AIM: Write out the opening lines of the data word for word, up to and including the line with "const lower = lowerX.map((x, i)", and leave every picture and every later line out.

## Begin

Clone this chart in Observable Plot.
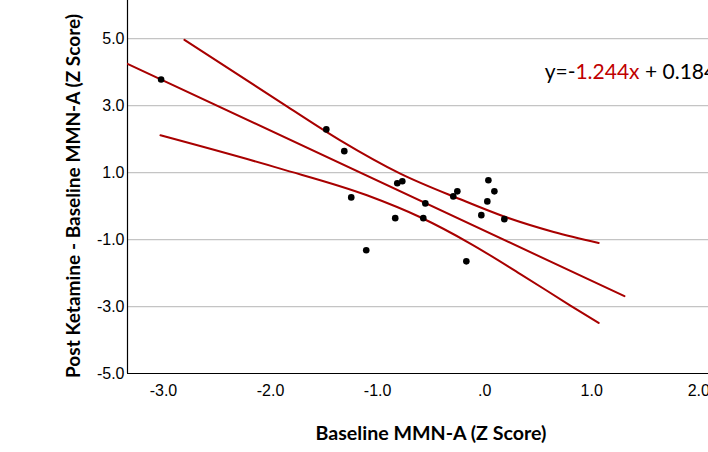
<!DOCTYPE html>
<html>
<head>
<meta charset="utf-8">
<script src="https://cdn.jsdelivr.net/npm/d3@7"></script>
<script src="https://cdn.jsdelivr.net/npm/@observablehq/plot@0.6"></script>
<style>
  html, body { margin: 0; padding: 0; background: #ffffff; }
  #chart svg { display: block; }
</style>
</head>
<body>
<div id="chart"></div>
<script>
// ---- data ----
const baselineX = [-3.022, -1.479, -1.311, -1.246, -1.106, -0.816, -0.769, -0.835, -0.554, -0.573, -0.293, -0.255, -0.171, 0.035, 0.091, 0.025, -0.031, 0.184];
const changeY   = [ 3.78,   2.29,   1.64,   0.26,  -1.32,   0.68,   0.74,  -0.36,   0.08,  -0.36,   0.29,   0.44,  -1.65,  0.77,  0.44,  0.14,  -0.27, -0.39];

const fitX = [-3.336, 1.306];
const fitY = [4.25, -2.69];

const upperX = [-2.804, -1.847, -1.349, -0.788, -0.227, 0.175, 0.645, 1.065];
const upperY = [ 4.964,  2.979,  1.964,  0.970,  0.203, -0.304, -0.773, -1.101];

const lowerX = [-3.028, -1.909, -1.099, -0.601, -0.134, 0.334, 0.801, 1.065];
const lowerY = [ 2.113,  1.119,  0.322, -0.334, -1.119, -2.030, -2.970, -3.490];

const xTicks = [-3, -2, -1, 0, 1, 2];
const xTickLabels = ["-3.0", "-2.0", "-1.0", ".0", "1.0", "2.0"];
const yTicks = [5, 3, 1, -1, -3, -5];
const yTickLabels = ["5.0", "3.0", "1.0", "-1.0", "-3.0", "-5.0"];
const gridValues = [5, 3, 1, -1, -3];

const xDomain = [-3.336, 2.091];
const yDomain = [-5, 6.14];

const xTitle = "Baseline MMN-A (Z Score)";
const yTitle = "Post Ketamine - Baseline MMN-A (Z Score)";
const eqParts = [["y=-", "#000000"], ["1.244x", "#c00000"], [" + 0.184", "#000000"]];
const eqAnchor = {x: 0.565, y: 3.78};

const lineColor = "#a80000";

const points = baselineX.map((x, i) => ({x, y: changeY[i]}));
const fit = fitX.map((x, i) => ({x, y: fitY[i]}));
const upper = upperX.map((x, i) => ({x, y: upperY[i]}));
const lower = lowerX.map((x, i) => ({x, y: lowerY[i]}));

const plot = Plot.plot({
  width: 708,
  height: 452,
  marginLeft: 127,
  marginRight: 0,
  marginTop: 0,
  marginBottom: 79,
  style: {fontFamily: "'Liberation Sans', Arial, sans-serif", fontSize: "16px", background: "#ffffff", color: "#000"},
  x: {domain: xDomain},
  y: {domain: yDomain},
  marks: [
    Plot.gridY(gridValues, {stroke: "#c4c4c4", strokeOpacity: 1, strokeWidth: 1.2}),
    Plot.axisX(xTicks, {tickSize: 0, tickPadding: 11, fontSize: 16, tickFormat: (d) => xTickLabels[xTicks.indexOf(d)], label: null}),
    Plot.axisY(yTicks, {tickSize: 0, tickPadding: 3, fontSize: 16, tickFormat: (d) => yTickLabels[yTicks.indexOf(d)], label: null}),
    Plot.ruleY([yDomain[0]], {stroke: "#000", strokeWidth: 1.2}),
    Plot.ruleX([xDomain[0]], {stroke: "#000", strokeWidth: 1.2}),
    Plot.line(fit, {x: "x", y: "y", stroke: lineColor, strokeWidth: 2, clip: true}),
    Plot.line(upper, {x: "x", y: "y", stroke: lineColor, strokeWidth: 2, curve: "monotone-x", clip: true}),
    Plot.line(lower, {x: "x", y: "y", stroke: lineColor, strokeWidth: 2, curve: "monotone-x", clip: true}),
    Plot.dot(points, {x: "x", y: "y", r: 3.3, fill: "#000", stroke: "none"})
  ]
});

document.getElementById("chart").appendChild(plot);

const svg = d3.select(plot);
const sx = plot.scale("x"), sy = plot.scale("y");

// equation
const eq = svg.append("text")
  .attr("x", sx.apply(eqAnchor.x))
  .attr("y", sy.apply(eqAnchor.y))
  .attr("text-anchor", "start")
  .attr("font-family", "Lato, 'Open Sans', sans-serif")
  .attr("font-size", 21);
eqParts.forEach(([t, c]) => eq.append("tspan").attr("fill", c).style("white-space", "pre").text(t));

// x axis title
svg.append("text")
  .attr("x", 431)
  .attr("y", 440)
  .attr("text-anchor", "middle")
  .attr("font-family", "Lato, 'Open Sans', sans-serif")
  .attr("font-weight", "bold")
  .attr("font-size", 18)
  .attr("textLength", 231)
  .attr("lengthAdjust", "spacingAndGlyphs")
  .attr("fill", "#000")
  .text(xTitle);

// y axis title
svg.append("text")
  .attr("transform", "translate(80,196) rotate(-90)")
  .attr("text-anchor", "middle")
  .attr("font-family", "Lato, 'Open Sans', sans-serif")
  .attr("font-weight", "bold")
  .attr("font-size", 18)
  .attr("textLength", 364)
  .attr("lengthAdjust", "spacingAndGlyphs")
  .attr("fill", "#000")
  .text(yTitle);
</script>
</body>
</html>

## End

SOLUTION FOR THIS PROBLEM:
Clone this chart in Observable Plot.
<!DOCTYPE html>
<html>
<head>
<meta charset="utf-8">
<script src="https://cdn.jsdelivr.net/npm/d3@7"></script>
<script src="https://cdn.jsdelivr.net/npm/@observablehq/plot@0.6"></script>
<style>
  html, body { margin: 0; padding: 0; background: #ffffff; }
  #chart svg { display: block; }
</style>
</head>
<body>
<div id="chart"></div>
<script>
// ---- data ----
const baselineX = [-3.022, -1.479, -1.311, -1.246, -1.106, -0.816, -0.769, -0.835, -0.554, -0.573, -0.293, -0.255, -0.171, 0.035, 0.091, 0.025, -0.031, 0.184];
const changeY   = [ 3.78,   2.29,   1.64,   0.26,  -1.32,   0.68,   0.74,  -0.36,   0.08,  -0.36,   0.29,   0.44,  -1.65,  0.77,  0.44,  0.14,  -0.27, -0.39];

const fitX = [-3.336, 1.306];
const fitY = [4.25, -2.69];

const upperX = [-2.804, -1.847, -1.349, -0.788, -0.227, 0.175, 0.645, 1.065];
const upperY = [ 4.964,  2.979,  1.964,  0.970,  0.203, -0.304, -0.773, -1.101];

const lowerX = [-3.028, -1.909, -1.099, -0.601, -0.134, 0.334, 0.801, 1.065];
const lowerY = [ 2.113,  1.119,  0.322, -0.334, -1.119, -2.030, -2.970, -3.490];

const xTicks = [-3, -2, -1, 0, 1, 2];
const xTickLabels = ["-3.0", "-2.0", "-1.0", ".0", "1.0", "2.0"];
const yTicks = [5, 3, 1, -1, -3, -5];
const yTickLabels = ["5.0", "3.0", "1.0", "-1.0", "-3.0", "-5.0"];
const gridValues = [5, 3, 1, -1, -3];

const xDomain = [-3.336, 2.091];
const yDomain = [-5, 6.14];

const xTitle = "Baseline MMN-A (Z Score)";
const yTitle = "Post Ketamine - Baseline MMN-A (Z Score)";
const eqParts = [["y=-", "#000000"], ["1.244x", "#c00000"], [" + 0.184", "#000000"]];
const eqAnchor = {x: 0.565, y: 3.78};

const lineColor = "#a80000";

const points = baselineX.map((x, i) => ({x, y: changeY[i]}));
const fit = fitX.map((x, i) => ({x, y: fitY[i]}));
const upper = upperX.map((x, i) => ({x, y: upperY[i]}));
const lower = lowerX.map((x, i) => ({x, y: lowerY[i]}));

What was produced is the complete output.